Staying Simple Probably Won’t Hurt You

I’ve been spending a lot of time jumping in and out of Browser Quest. Something that strikes me every time is that the server is never empty. In fact, it’s almost always got more than ten people in there.

That’s really odd. It’s just a fairly small game, with no real aim to it. It’s not an open world game where you can go and make your own adventure. The highest level of completion (all the achievements, killing the boss guy, and nabbing his weapons and armour) all in all takes about twenty minutes.

I don’t think the developers would be offended by me saying that; I’m sure they saw it as a tech demo, like was specced out. Technologically it’s pretty damn cool. But what is really keeping the attention of all those people still playing?

I think it shows two things: that there’s a definite gap in the market for people who want to play a game inside their browser, and that simple games really can draw an audience.

Aspiring game developers should find both of those thoughts really motivating. Mobile gaming has taken off so quickly because of the accessibility of having it right in your pocket. The same can be said of BrowserQuest. Have you updated your browser anytime in the last year? Well, you’re good to go then! Your machine doesn’t have to be especially impressive. There’s a market here that is really dying to play your games.

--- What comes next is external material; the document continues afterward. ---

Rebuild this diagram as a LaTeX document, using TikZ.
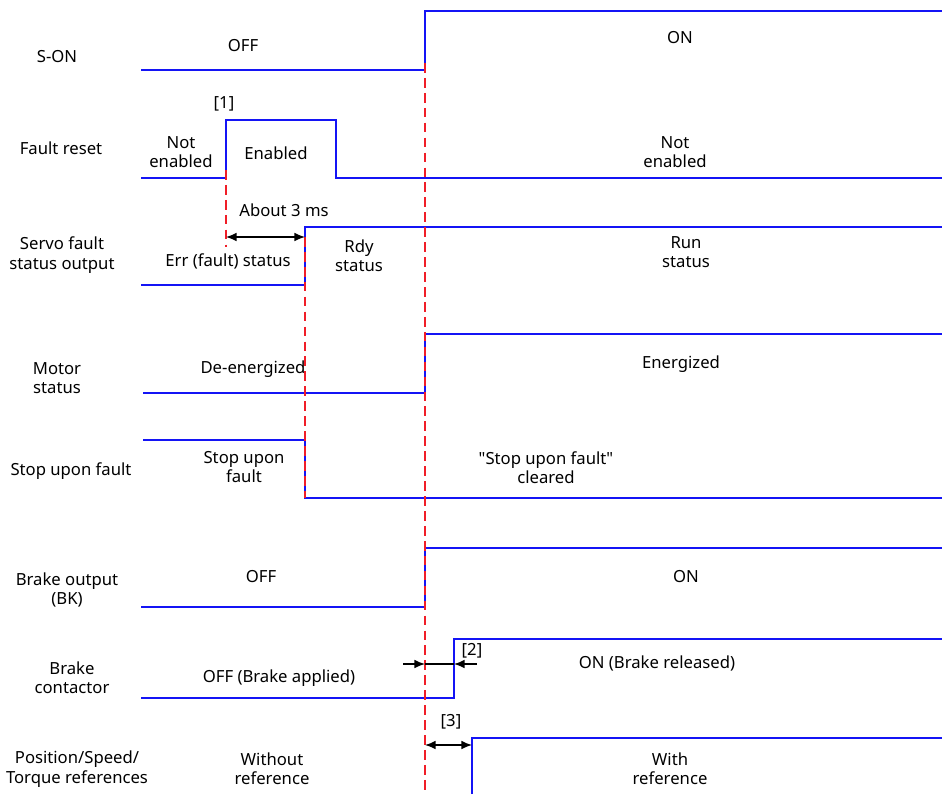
\documentclass[tikz,border=0pt]{standalone}
\usepackage{fontspec}
\setmainfont{Noto Sans}
\usetikzlibrary{arrows.meta}
\definecolor{sigblue}{RGB}{20,20,245}
\definecolor{markred}{RGB}{240,30,40}

\begin{document}
\begin{tikzpicture}[x=0.02cm, y=-0.02cm,
    wave/.style={draw=sigblue, line width=1.1pt},
    marker/.style={draw=markred, line width=0.85pt, dash pattern=on 5.5pt off 3pt},
    gap/.style={draw=black, line width=0.9pt},
    tip/.style={>={Latex[length=6pt, width=5pt]}},
    lbl/.style={font=\fontsize{9.5}{11}\selectfont, align=center, inner sep=0pt}]
  \useasboundingbox (0,0) rectangle (942,794);

  % signal names
  \node[lbl] (nson)   at (57,57)   {S-ON};
  \node[lbl] (nreset) at (61,148)  {Fault reset};
  \node[lbl] (nfault) at (62,255)  {Servo fault\\status output};
  \node[lbl] (nmotor) at (57,378)  {Motor\\status};
  \node[lbl] (nstop)  at (71,471)  {Stop upon fault};
  \node[lbl] (nbk)    at (67,590)  {Brake output\\(BK)};
  \node[lbl] (ncont)  at (72,678)  {Brake\\contactor};
  \node[lbl] (nref)   at (77,769)  {Position/Speed/\\Torque references};

  % waveforms
  \draw[wave] (141,70) -- (425,70) -- (425,11) -- (942,11);
  \draw[wave] (141,178) -- (226,178) -- (226,120) -- (336,120) -- (336,178) -- (942,178);
  \draw[wave] (141,285) -- (305,285) -- (305,227) -- (942,227);
  \draw[wave] (143,393) -- (425,393) -- (425,334) -- (942,334);
  \draw[wave] (143,440) -- (305,440) -- (305,498) -- (942,498);
  \draw[wave] (141,607) -- (425,607) -- (425,548) -- (942,548);
  \draw[wave] (141,698) -- (454,698) -- (454,639) -- (942,639);
  \draw[wave] (472,794) -- (472,738) -- (942,738);

  % time markers
  \draw[marker] (226,170) -- (226,247);
  \draw[marker] (305,237) -- (305,498);
  \draw[marker] (425,63) -- (425,794);

  % states
  \node[lbl] (son0)   at (243,46)  {OFF};
  \node[lbl] (son1)   at (680,38)  {ON};
  \node[lbl] (tag1)   at (224,104) {[1]};
  \node[lbl] (rst0)   at (181,152) {Not\\enabled};
  \node[lbl] (rst1)   at (276,153) {Enabled};
  \node[lbl] (rst2)   at (675,152) {Not\\enabled};
  \node[lbl] (t3ms)   at (284,210) {About 3 ms};
  \node[lbl] (err)    at (228,261) {Err (fault) status};
  \node[lbl] (rdy)    at (359,256) {Rdy\\status};
  \node[lbl] (run)    at (686,252) {Run\\status};
  \node[lbl] (mot0)   at (253,369) {De-energized};
  \node[lbl] (mot1)   at (681,364) {Energized};
  \node[lbl] (stp0)   at (244,467) {Stop upon\\fault};
  \node[lbl] (stp1)   at (546,468) {\textquotedbl Stop upon fault\textquotedbl\\cleared};
  \node[lbl] (bk0)    at (261,577) {OFF};
  \node[lbl] (bk1)    at (686,577) {ON};
  \node[lbl] (ct0)    at (279,678) {OFF (Brake applied)};
  \node[lbl] (ct1)    at (657,663) {ON (Brake released)};
  \node[lbl] (tag2)   at (472,651) {[2]};
  \node[lbl] (tag3)   at (451,722) {[3]};
  \node[lbl] (ref0)   at (272,769) {Without\\reference};
  \node[lbl] (ref1)   at (670,769) {With\\reference};

  % delays
  \coordinate (a1) at (226,237);
  \coordinate (a2) at (305,237);
  \draw[gap, tip, <->] (a1) -- (a2);
  \coordinate (b0) at (403,664);
  \coordinate (b1) at (425,664);
  \coordinate (b2) at (454,664);
  \coordinate (b3) at (477,664);
  \draw[gap, tip, ->] (b0) -- (b1);
  \draw[gap] (b1) -- (b2);
  \draw[gap, tip, ->] (b3) -- (b2);
  \coordinate (c1) at (425,745);
  \coordinate (c2) at (472,745);
  \draw[gap, tip, <->] (c1) -- (c2);
\end{tikzpicture}
\end{document}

This isn’t saying you should lower your bar. But if your bar is so high at the moment that you never reach it, there’s no harm in lowering it. Remove the convoluted crafting mechanic that’s slowing you down and release what you have already, it’s probably fun enough to a few people. Solid technology is a good foundation to build a game on. Lots of cool game mechanics can be added later.

I don’t know about you, but I’m excited to get hacking!